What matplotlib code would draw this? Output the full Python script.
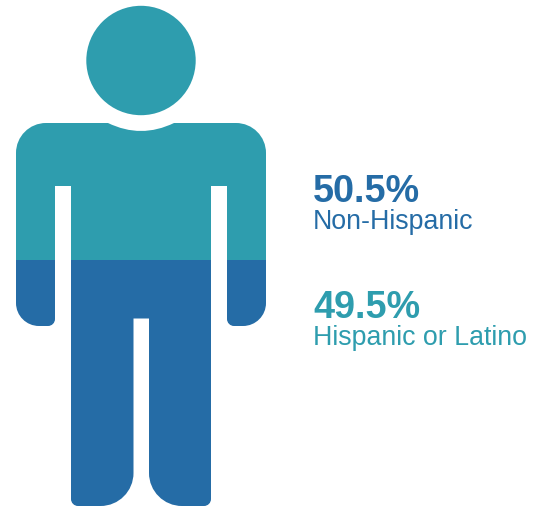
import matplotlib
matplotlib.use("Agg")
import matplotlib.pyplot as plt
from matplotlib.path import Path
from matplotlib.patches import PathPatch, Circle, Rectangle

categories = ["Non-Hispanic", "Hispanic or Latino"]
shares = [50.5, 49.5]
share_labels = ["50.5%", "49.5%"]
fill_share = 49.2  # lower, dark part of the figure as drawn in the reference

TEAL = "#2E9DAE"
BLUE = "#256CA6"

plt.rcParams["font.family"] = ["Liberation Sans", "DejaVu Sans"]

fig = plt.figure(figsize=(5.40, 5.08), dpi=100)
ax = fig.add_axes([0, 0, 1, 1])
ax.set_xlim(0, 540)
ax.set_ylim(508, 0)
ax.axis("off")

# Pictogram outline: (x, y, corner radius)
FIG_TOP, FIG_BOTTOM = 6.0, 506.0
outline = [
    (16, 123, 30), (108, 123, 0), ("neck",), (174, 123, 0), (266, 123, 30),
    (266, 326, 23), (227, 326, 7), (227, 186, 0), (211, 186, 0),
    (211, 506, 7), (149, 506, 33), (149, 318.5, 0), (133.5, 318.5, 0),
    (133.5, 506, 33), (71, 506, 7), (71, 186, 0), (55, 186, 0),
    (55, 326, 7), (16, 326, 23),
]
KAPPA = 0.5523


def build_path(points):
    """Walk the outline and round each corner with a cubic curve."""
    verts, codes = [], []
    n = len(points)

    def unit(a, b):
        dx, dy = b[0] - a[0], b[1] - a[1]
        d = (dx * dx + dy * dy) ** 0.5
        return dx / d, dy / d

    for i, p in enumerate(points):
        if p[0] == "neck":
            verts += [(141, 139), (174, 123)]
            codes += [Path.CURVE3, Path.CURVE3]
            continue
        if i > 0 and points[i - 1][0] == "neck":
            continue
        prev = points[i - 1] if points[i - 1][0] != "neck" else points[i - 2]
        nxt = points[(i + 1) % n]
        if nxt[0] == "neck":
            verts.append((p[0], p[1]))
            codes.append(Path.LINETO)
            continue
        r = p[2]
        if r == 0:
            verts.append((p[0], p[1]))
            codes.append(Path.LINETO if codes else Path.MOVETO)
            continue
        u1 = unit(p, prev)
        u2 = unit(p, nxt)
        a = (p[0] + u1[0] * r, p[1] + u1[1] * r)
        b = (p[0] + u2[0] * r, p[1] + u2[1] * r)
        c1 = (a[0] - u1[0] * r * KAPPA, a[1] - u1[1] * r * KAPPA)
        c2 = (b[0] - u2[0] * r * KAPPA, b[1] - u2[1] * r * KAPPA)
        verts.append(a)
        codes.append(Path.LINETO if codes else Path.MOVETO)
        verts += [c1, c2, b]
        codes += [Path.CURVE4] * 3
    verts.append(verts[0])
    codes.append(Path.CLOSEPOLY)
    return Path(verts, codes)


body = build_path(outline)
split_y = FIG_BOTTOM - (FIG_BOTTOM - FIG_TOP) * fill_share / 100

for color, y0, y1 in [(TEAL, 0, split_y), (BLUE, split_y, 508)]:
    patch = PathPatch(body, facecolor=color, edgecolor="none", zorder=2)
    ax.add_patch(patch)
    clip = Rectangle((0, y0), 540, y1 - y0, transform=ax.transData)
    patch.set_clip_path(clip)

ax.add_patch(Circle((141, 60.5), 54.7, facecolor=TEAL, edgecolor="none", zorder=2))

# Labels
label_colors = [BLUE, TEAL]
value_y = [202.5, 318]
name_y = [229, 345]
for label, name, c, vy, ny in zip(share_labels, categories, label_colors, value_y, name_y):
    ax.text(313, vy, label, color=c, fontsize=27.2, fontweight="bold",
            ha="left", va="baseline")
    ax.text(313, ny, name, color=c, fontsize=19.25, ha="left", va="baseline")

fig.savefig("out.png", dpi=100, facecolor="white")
---
▶ YOUR OBJECTIVE:
Write the lines above out again exactly, without any of their pictures.

▶ SOLUTION TO THE EXERCISE:
What matplotlib code would draw this? Output the full Python script.
import matplotlib
matplotlib.use("Agg")
import matplotlib.pyplot as plt
from matplotlib.path import Path
from matplotlib.patches import PathPatch, Circle, Rectangle

categories = ["Non-Hispanic", "Hispanic or Latino"]
shares = [50.5, 49.5]
share_labels = ["50.5%", "49.5%"]
fill_share = 49.2  # lower, dark part of the figure as drawn in the reference

TEAL = "#2E9DAE"
BLUE = "#256CA6"

plt.rcParams["font.family"] = ["Liberation Sans", "DejaVu Sans"]

fig = plt.figure(figsize=(5.40, 5.08), dpi=100)
ax = fig.add_axes([0, 0, 1, 1])
ax.set_xlim(0, 540)
ax.set_ylim(508, 0)
ax.axis("off")

# Pictogram outline: (x, y, corner radius)
FIG_TOP, FIG_BOTTOM = 6.0, 506.0
outline = [
    (16, 123, 30), (108, 123, 0), ("neck",), (174, 123, 0), (266, 123, 30),
    (266, 326, 23), (227, 326, 7), (227, 186, 0), (211, 186, 0),
    (211, 506, 7), (149, 506, 33), (149, 318.5, 0), (133.5, 318.5, 0),
    (133.5, 506, 33), (71, 506, 7), (71, 186, 0), (55, 186, 0),
    (55, 326, 7), (16, 326, 23),
]
KAPPA = 0.5523


def build_path(points):
    """Walk the outline and round each corner with a cubic curve."""
    verts, codes = [], []
    n = len(points)

    def unit(a, b):
        dx, dy = b[0] - a[0], b[1] - a[1]
        d = (dx * dx + dy * dy) ** 0.5
        return dx / d, dy / d

    for i, p in enumerate(points):
        if p[0] == "neck":
            verts += [(141, 139), (174, 123)]
            codes += [Path.CURVE3, Path.CURVE3]
            continue
        if i > 0 and points[i - 1][0] == "neck":
            continue
        prev = points[i - 1] if points[i - 1][0] != "neck" else points[i - 2]
        nxt = points[(i + 1) % n]
        if nxt[0] == "neck":
            verts.append((p[0], p[1]))
            codes.append(Path.LINETO)
            continue
        r = p[2]
        if r == 0:
            verts.append((p[0], p[1]))
            codes.append(Path.LINETO if codes else Path.MOVETO)
            continue
        u1 = unit(p, prev)
        u2 = unit(p, nxt)
        a = (p[0] + u1[0] * r, p[1] + u1[1] * r)
        b = (p[0] + u2[0] * r, p[1] + u2[1] * r)
        c1 = (a[0] - u1[0] * r * KAPPA, a[1] - u1[1] * r * KAPPA)
        c2 = (b[0] - u2[0] * r * KAPPA, b[1] - u2[1] * r * KAPPA)
        verts.append(a)
        codes.append(Path.LINETO if codes else Path.MOVETO)
        verts += [c1, c2, b]
        codes += [Path.CURVE4] * 3
    verts.append(verts[0])
    codes.append(Path.CLOSEPOLY)
    return Path(verts, codes)


body = build_path(outline)
split_y = FIG_BOTTOM - (FIG_BOTTOM - FIG_TOP) * fill_share / 100

for color, y0, y1 in [(TEAL, 0, split_y), (BLUE, split_y, 508)]:
    patch = PathPatch(body, facecolor=color, edgecolor="none", zorder=2)
    ax.add_patch(patch)
    clip = Rectangle((0, y0), 540, y1 - y0, transform=ax.transData)
    patch.set_clip_path(clip)

ax.add_patch(Circle((141, 60.5), 54.7, facecolor=TEAL, edgecolor="none", zorder=2))

# Labels
label_colors = [BLUE, TEAL]
value_y = [202.5, 318]
name_y = [229, 345]
for label, name, c, vy, ny in zip(share_labels, categories, label_colors, value_y, name_y):
    ax.text(313, vy, label, color=c, fontsize=27.2, fontweight="bold",
            ha="left", va="baseline")
    ax.text(313, ny, name, color=c, fontsize=19.25, ha="left", va="baseline")

fig.savefig("out.png", dpi=100, facecolor="white")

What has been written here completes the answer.